──────── DATA LISTING

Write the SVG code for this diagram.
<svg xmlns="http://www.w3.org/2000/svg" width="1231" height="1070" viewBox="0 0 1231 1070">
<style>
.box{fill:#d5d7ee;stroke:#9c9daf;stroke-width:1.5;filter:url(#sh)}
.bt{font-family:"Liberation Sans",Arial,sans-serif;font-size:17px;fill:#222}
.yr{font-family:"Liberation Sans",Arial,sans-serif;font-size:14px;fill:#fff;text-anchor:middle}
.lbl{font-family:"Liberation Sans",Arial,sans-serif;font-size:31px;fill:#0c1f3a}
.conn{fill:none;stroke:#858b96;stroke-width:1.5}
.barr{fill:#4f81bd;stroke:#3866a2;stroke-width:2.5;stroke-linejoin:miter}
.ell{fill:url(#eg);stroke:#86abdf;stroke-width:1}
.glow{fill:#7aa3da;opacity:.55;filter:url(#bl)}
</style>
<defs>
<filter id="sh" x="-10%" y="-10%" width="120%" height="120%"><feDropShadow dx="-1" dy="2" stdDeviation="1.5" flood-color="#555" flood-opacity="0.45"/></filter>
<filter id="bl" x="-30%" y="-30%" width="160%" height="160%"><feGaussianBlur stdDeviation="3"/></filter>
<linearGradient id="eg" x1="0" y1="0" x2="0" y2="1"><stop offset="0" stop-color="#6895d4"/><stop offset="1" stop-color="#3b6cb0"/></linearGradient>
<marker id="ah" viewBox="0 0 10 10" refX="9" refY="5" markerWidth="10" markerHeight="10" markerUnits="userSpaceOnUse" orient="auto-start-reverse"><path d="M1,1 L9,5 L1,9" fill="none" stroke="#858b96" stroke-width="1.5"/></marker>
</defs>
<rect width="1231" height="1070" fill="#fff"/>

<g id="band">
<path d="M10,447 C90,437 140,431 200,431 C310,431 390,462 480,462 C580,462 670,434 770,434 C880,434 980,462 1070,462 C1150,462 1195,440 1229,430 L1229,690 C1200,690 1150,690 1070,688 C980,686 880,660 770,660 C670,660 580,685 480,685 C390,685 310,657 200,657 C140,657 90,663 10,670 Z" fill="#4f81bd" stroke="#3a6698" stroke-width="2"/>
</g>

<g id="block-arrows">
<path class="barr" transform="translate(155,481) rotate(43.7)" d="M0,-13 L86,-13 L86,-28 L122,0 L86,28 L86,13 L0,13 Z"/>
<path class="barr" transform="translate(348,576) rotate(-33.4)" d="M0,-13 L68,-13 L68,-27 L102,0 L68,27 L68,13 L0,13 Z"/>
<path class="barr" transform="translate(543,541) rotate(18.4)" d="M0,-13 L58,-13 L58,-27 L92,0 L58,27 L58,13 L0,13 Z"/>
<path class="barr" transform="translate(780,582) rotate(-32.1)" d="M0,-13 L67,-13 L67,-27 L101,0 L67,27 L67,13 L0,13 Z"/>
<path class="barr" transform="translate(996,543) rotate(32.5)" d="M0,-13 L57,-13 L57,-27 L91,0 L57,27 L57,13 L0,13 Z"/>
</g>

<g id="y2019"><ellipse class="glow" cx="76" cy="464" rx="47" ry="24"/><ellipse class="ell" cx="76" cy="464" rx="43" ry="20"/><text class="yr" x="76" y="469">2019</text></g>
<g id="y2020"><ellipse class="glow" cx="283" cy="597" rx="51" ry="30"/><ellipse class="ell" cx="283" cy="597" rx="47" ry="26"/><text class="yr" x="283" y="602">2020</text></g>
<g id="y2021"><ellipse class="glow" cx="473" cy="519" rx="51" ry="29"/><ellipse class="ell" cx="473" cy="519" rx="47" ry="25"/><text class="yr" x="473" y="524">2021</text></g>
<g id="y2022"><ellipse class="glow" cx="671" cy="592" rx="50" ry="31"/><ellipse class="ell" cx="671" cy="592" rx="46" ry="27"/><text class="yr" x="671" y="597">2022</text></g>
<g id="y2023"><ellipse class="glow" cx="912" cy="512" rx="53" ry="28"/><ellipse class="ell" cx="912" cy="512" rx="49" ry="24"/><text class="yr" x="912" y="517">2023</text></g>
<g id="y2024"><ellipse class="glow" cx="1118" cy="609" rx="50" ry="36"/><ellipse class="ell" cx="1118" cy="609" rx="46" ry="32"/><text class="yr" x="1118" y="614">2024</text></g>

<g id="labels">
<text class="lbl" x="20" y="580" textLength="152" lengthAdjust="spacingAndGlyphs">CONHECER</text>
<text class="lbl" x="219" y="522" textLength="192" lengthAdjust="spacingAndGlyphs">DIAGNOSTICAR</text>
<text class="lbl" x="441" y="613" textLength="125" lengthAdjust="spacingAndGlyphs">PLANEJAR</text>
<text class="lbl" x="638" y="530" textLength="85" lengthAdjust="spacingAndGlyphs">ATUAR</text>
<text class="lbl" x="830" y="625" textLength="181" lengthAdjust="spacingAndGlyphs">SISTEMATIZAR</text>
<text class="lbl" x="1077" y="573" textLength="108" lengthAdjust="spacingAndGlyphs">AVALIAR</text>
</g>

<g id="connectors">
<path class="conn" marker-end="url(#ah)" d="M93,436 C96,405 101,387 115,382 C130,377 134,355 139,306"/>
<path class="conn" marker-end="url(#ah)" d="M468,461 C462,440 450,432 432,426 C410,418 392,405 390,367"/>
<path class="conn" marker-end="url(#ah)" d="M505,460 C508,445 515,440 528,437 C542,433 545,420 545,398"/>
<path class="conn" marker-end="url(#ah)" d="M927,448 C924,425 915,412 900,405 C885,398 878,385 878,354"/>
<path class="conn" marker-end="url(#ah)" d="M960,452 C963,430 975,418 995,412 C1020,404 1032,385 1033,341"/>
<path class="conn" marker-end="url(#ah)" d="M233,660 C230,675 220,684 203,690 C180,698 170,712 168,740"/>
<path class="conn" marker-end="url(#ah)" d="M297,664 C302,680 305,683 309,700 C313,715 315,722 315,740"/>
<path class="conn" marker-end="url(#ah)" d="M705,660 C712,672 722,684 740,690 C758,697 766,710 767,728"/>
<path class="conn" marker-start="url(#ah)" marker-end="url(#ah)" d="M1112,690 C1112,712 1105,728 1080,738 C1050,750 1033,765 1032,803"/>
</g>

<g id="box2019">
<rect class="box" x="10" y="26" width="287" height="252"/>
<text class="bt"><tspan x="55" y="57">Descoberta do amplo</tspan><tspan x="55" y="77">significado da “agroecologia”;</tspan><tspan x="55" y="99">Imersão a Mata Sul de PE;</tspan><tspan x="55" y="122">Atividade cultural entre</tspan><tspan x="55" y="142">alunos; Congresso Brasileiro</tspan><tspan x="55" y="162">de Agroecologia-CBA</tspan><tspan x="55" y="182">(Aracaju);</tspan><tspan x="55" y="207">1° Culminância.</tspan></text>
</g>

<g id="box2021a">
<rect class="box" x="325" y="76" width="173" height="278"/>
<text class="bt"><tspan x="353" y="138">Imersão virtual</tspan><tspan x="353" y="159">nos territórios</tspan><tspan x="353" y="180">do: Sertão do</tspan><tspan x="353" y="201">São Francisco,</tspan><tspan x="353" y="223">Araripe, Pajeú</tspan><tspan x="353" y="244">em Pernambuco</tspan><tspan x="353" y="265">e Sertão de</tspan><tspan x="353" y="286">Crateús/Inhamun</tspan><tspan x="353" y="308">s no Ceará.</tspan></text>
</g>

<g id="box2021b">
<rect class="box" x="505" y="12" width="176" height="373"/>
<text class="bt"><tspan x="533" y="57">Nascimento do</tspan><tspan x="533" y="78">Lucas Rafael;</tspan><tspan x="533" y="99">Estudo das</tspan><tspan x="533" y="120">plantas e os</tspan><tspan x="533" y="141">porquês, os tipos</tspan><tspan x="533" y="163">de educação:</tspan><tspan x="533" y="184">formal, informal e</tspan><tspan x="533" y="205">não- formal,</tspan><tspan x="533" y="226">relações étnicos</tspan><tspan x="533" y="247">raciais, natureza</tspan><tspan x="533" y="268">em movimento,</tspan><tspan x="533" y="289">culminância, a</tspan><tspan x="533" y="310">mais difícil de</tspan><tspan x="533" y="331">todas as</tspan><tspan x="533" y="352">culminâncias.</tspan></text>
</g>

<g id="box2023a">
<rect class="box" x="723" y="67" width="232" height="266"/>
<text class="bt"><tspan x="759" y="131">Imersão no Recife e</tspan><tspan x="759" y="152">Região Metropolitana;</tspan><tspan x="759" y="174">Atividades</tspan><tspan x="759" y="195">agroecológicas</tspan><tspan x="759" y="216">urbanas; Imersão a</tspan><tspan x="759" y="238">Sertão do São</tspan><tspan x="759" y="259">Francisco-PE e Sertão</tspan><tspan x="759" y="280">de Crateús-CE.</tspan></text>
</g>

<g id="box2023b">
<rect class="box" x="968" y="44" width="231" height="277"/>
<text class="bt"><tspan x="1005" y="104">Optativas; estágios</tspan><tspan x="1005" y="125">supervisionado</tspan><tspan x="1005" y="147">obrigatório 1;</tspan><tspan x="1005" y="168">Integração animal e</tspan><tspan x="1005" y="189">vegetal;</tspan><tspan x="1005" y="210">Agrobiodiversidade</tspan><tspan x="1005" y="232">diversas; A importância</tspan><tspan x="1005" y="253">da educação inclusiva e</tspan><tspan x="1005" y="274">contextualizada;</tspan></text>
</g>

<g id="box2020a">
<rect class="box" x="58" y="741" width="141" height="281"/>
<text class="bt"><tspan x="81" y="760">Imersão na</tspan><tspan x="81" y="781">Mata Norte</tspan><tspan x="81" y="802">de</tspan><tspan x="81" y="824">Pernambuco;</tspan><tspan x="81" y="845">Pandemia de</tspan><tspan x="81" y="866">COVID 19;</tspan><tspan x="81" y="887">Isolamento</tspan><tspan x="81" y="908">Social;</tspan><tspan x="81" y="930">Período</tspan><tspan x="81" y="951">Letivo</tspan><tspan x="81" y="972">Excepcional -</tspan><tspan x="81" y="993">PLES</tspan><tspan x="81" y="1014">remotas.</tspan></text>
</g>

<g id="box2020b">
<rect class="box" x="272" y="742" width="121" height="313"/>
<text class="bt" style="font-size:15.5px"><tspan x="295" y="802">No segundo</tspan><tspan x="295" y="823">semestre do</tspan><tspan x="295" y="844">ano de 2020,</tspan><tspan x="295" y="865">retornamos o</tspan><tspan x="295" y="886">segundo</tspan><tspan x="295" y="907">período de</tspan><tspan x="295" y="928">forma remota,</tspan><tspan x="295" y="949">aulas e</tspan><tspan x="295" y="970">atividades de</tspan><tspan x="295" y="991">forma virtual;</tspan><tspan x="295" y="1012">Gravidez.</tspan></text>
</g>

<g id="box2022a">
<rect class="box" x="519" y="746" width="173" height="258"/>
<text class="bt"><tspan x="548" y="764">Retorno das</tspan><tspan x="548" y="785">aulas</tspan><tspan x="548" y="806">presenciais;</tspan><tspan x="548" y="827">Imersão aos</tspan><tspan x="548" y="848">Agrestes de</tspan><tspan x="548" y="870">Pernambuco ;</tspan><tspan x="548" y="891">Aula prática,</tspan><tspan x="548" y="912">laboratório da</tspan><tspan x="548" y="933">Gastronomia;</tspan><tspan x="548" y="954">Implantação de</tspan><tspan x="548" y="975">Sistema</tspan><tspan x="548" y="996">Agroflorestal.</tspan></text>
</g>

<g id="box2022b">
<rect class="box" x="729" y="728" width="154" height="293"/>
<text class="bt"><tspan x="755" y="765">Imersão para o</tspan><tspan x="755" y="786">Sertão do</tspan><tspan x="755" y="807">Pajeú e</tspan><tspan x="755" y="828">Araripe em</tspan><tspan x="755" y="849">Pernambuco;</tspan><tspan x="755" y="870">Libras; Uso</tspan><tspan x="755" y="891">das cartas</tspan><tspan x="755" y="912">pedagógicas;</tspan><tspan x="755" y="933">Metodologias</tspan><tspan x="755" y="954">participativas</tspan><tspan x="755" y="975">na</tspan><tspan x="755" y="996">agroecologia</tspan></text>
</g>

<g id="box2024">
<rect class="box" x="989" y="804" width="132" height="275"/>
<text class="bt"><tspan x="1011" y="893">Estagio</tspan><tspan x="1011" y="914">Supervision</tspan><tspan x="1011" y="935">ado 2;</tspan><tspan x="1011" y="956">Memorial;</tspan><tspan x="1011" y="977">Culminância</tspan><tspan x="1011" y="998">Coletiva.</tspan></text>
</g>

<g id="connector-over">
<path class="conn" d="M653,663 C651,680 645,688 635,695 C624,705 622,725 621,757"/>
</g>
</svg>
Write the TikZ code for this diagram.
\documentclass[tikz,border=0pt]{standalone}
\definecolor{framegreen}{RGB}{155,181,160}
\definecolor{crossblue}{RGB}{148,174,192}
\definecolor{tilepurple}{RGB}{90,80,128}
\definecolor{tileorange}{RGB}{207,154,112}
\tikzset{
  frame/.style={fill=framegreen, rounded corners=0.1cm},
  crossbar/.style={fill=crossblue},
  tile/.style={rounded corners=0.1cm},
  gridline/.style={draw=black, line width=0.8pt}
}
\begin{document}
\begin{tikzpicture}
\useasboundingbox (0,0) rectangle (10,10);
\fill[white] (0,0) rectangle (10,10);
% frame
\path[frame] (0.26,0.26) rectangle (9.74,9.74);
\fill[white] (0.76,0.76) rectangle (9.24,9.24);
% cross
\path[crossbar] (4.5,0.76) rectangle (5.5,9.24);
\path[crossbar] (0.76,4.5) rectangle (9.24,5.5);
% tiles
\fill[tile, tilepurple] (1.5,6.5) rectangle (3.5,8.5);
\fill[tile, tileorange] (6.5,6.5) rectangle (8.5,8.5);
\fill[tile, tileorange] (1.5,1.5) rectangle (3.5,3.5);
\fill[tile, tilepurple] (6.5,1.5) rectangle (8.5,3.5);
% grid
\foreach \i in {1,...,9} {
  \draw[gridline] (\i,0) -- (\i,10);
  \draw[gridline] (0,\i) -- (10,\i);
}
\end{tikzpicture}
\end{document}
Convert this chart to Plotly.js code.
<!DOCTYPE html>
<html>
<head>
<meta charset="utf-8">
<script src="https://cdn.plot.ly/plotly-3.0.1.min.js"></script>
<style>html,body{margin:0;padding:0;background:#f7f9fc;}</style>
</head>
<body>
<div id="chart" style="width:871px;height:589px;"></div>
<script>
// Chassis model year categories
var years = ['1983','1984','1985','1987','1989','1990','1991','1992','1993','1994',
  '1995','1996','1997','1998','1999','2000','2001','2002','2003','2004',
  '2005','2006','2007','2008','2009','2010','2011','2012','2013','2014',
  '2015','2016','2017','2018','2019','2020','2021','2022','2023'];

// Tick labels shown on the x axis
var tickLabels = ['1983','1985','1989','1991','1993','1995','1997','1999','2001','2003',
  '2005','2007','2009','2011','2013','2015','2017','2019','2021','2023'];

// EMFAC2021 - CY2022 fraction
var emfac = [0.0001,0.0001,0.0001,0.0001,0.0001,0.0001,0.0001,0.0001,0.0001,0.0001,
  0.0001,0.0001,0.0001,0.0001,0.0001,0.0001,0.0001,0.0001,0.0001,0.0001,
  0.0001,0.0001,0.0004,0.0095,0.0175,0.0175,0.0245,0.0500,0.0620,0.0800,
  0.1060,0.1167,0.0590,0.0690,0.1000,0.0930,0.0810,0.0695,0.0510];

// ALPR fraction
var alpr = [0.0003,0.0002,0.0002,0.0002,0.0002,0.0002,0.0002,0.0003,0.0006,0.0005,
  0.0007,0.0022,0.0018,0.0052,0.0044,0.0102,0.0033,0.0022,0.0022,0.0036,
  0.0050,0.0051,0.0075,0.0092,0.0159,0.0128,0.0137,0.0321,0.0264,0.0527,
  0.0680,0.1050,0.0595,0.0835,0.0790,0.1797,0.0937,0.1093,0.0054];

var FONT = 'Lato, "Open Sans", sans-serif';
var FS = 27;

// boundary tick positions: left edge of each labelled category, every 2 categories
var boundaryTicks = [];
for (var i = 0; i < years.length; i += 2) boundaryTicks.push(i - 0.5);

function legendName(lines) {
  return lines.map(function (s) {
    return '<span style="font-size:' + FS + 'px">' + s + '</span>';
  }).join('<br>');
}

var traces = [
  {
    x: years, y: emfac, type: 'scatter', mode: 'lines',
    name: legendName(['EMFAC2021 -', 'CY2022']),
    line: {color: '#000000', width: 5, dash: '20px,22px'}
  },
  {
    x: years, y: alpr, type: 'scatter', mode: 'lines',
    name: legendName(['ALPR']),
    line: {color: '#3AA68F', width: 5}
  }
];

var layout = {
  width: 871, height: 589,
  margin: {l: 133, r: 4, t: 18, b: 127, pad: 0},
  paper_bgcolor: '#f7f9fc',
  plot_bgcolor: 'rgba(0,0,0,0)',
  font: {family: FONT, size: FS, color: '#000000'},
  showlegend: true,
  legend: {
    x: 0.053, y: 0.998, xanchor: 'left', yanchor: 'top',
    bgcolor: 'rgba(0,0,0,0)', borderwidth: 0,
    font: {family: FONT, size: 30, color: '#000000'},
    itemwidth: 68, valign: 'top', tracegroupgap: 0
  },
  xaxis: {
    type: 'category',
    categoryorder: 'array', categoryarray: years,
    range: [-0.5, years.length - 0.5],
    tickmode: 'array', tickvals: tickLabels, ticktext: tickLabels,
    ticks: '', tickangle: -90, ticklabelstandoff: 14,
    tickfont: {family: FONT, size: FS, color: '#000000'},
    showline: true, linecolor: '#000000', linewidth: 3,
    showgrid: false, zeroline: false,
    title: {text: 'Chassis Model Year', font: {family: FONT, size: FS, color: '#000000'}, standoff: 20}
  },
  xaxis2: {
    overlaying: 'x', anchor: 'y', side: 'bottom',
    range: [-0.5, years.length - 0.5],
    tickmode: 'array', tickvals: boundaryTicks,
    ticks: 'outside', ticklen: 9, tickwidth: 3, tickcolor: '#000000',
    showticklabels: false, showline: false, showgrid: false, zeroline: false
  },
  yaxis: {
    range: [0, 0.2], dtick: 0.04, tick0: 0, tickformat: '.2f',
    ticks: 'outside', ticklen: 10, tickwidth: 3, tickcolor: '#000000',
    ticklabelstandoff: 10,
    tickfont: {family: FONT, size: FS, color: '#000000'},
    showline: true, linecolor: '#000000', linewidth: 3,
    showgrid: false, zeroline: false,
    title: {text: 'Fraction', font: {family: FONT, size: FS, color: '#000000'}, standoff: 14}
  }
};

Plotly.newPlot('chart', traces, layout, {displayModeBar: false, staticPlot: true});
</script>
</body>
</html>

────────────────

• [PROBLEM TO WORK ON] Within the listing above, the range opens at the line with "Convert this chart to Plotly.js code." and closes at the line with "0.1060,0.1167,0.0590,0.0690,0.1000,0.0930,0.0810,0.0695,0.0510];". Reproduce exactly the lines of that range, including both ends.

• [EXPECTED ANSWER]
Convert this chart to Plotly.js code.
<!DOCTYPE html>
<html>
<head>
<meta charset="utf-8">
<script src="https://cdn.plot.ly/plotly-3.0.1.min.js"></script>
<style>html,body{margin:0;padding:0;background:#f7f9fc;}</style>
</head>
<body>
<div id="chart" style="width:871px;height:589px;"></div>
<script>
// Chassis model year categories
var years = ['1983','1984','1985','1987','1989','1990','1991','1992','1993','1994',
  '1995','1996','1997','1998','1999','2000','2001','2002','2003','2004',
  '2005','2006','2007','2008','2009','2010','2011','2012','2013','2014',
  '2015','2016','2017','2018','2019','2020','2021','2022','2023'];

// Tick labels shown on the x axis
var tickLabels = ['1983','1985','1989','1991','1993','1995','1997','1999','2001','2003',
  '2005','2007','2009','2011','2013','2015','2017','2019','2021','2023'];

// EMFAC2021 - CY2022 fraction
var emfac = [0.0001,0.0001,0.0001,0.0001,0.0001,0.0001,0.0001,0.0001,0.0001,0.0001,
  0.0001,0.0001,0.0001,0.0001,0.0001,0.0001,0.0001,0.0001,0.0001,0.0001,
  0.0001,0.0001,0.0004,0.0095,0.0175,0.0175,0.0245,0.0500,0.0620,0.0800,
  0.1060,0.1167,0.0590,0.0690,0.1000,0.0930,0.0810,0.0695,0.0510];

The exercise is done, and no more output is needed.